| Stated exercise |
Omit all pictures and give the records below again exactly as written.

========

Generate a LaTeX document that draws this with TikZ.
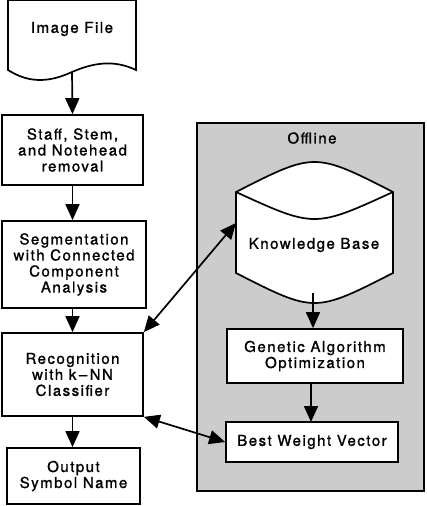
\documentclass[tikz,border=0pt]{standalone}
\usepackage{fontspec}
\setmainfont[LetterSpace=10,FakeBold=1.2]{TeX Gyre Heros}
\usetikzlibrary{arrows.meta}
\begin{document}
\begin{tikzpicture}[x=1pt,y=-1pt,
  lw/.style={line width=1.7pt},
  procbox/.style={draw,lw,fill=white,align=center,inner sep=0pt,font=\fontsize{15}{16}\selectfont},
  txt/.style={align=center,inner sep=0pt,font=\fontsize{15}{16}\selectfont},
  conn/.style={lw,-{Triangle[length=16pt,width=14pt]}},
  dconn/.style={lw,{Triangle[length=16pt,width=14pt]}-{Triangle[length=16pt,width=14pt]}}
]
\useasboundingbox (0,0) rectangle (426,506);
% offline region
\draw[lw,fill=black!20] (197,123) rectangle (424,491);
\node[txt] (offline) at (312,138) {Offline};
% image file document shape
\draw[lw,fill=white] (8,0) -- (136,0) -- (136,70)
  .. controls (115,60) and (95,62) .. (72,72)
  .. controls (50,82) and (30,84) .. (8,70) -- cycle;
\node[txt] (img) at (72,29) {Image File};
\coordinate (imgbot) at (72,72);
% knowledge base cylinder
\draw[lw,fill=white] (236,192) .. controls (314.5,152) .. (393,192) -- (393,273)
  .. controls (314.5,313) .. (236,273) -- cycle;
\draw[lw] (236,192) .. controls (314.5,228) .. (393,192);
\node[txt] (kb) at (314,245) {Knowledge Base};
\coordinate (kbleft) at (236,223);
\coordinate (kbbot) at (313,293);
% boxes
\node[procbox,minimum width=141pt,minimum height=70pt] (staff) at (72.5,150) {Staff, Stem,\\and Notehead\\removal};
\node[procbox,minimum width=144pt,minimum height=87pt] (seg) at (74,264.5) {Segmentation\\with Connected\\Component\\Analysis};
\node[procbox,minimum width=141pt,minimum height=83pt] (rec) at (72.5,374.5) {Recognition\\with k\,--\,NN\\Classifier};
\node[procbox,minimum width=133pt,minimum height=56pt] (out) at (73.5,476) {Output\\Symbol Name};
\node[procbox,minimum width=176pt,minimum height=54pt] (ga) at (315,356) {Genetic Algorithm\\Optimization};
\node[procbox,minimum width=172pt,minimum height=40pt] (bwv) at (312,442) {Best Weight Vector};
% connectors
\draw[conn] (imgbot) -- (staff.north);
\draw[conn] (staff.south) -- (staff.south |- seg.north);
\draw[conn] (staff.south |- seg.south) -- (staff.south |- rec.north);
\draw[conn] (rec.south) -- (rec.south |- out.north);
\draw[conn] (kbbot) -- (kbbot |- ga.north);
\draw[conn] (311,383) -- (311,422);
\draw[dconn] (rec.north east) -- (kbleft);
\draw[dconn] (rec.south east) -- (bwv.west);
\end{tikzpicture}
\end{document}
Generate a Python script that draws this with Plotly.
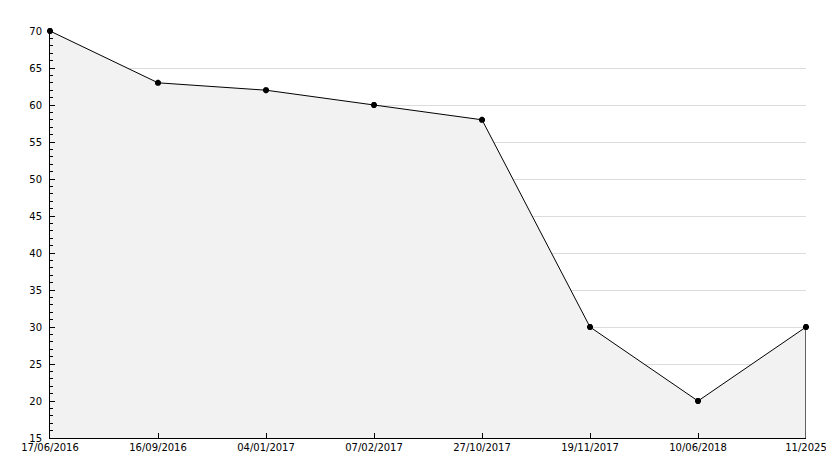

========

| Expected answer |
Generate a LaTeX document that draws this with TikZ.
\documentclass[tikz,border=0pt]{standalone}
\usepackage{fontspec}
\setmainfont[LetterSpace=10,FakeBold=1.2]{TeX Gyre Heros}
\usetikzlibrary{arrows.meta}
\begin{document}
\begin{tikzpicture}[x=1pt,y=-1pt,
  lw/.style={line width=1.7pt},
  procbox/.style={draw,lw,fill=white,align=center,inner sep=0pt,font=\fontsize{15}{16}\selectfont},
  txt/.style={align=center,inner sep=0pt,font=\fontsize{15}{16}\selectfont},
  conn/.style={lw,-{Triangle[length=16pt,width=14pt]}},
  dconn/.style={lw,{Triangle[length=16pt,width=14pt]}-{Triangle[length=16pt,width=14pt]}}
]
\useasboundingbox (0,0) rectangle (426,506);
% offline region
\draw[lw,fill=black!20] (197,123) rectangle (424,491);
\node[txt] (offline) at (312,138) {Offline};
% image file document shape
\draw[lw,fill=white] (8,0) -- (136,0) -- (136,70)
  .. controls (115,60) and (95,62) .. (72,72)
  .. controls (50,82) and (30,84) .. (8,70) -- cycle;
\node[txt] (img) at (72,29) {Image File};
\coordinate (imgbot) at (72,72);
% knowledge base cylinder
\draw[lw,fill=white] (236,192) .. controls (314.5,152) .. (393,192) -- (393,273)
  .. controls (314.5,313) .. (236,273) -- cycle;
\draw[lw] (236,192) .. controls (314.5,228) .. (393,192);
\node[txt] (kb) at (314,245) {Knowledge Base};
\coordinate (kbleft) at (236,223);
\coordinate (kbbot) at (313,293);
% boxes
\node[procbox,minimum width=141pt,minimum height=70pt] (staff) at (72.5,150) {Staff, Stem,\\and Notehead\\removal};
\node[procbox,minimum width=144pt,minimum height=87pt] (seg) at (74,264.5) {Segmentation\\with Connected\\Component\\Analysis};
\node[procbox,minimum width=141pt,minimum height=83pt] (rec) at (72.5,374.5) {Recognition\\with k\,--\,NN\\Classifier};
\node[procbox,minimum width=133pt,minimum height=56pt] (out) at (73.5,476) {Output\\Symbol Name};
\node[procbox,minimum width=176pt,minimum height=54pt] (ga) at (315,356) {Genetic Algorithm\\Optimization};
\node[procbox,minimum width=172pt,minimum height=40pt] (bwv) at (312,442) {Best Weight Vector};
% connectors
\draw[conn] (imgbot) -- (staff.north);
\draw[conn] (staff.south) -- (staff.south |- seg.north);
\draw[conn] (staff.south |- seg.south) -- (staff.south |- rec.north);
\draw[conn] (rec.south) -- (rec.south |- out.north);
\draw[conn] (kbbot) -- (kbbot |- ga.north);
\draw[conn] (311,383) -- (311,422);
\draw[dconn] (rec.north east) -- (kbleft);
\draw[dconn] (rec.south east) -- (bwv.west);
\end{tikzpicture}
\end{document}
Generate a Python script that draws this with Plotly.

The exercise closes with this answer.